Member of the India Parliament for Dindigul
- In office 1 September 2014 – 23 May 2019
- Constituency: Dindigul

Personal details
- Born: 25 May 1968 (age 57) Jallipatti, Dindigul, Tamil Nadu
- Party: All India Anna Dravida Munnetra Kazhagam
- Spouse: Smt. Vimalarani U
- Children: 2
- Alma mater: Tamil Nadu Open University, Government Law College, Madurai
- Occupation: Advocate

= M. Udhayakumar =

Indian politician

M Udhayakumar (born 1969) is an Indian politician, a Lawyer and Member of Parliament elected from Tamil Nadu. He is elected to the Lok Sabha from Dindigul constituency as an Anna Dravida Munnetra Kazhagam candidate in 2014 election.
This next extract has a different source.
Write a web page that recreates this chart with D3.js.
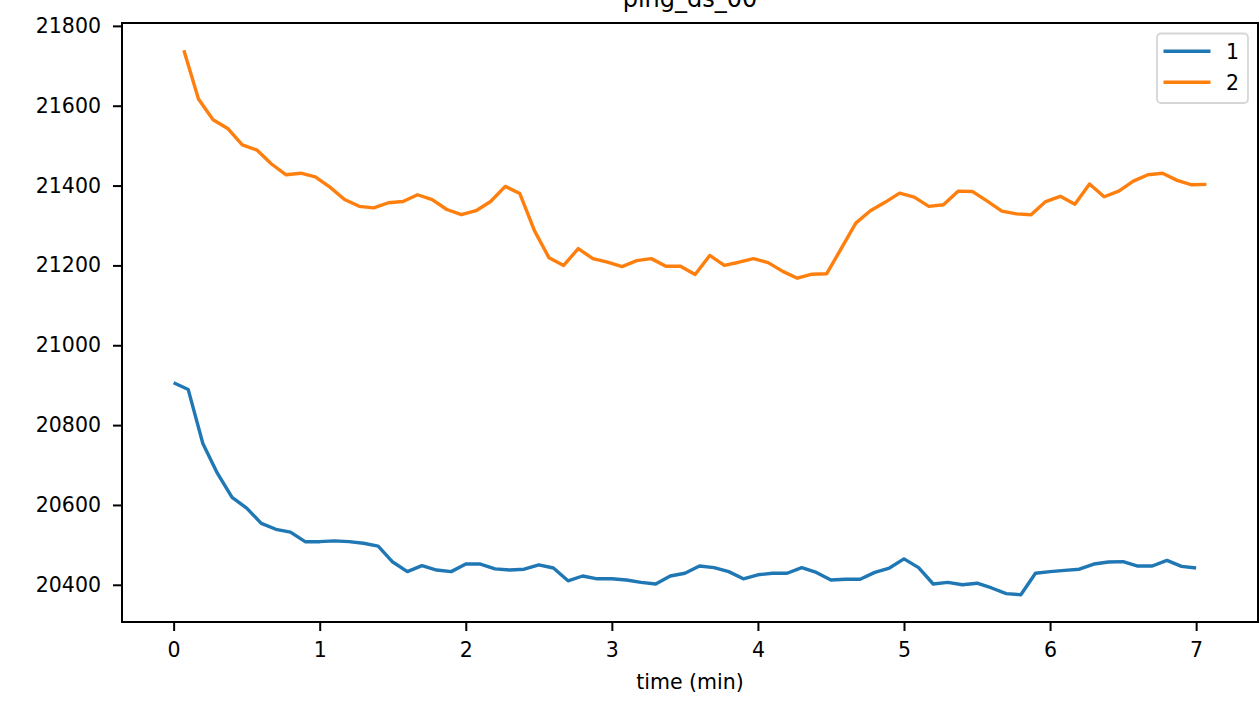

He is interested in the public service.

In 2014, he was elected to the 16th Lok Sabha with the massive vote counts of 5,12,000 by defeating Gandhirajan S of DMK party in Dindigul constituency.

In 2014, he was a Member of Standing Committee on Personnel, Public Grievances, Law and Justice

In 2014, he was a Member of Consultative Committee, Ministry of Youth Affairs and Sports

In 2006, Udhayakumar was the Vice Chairman of Town Panchayat, Nilakottai.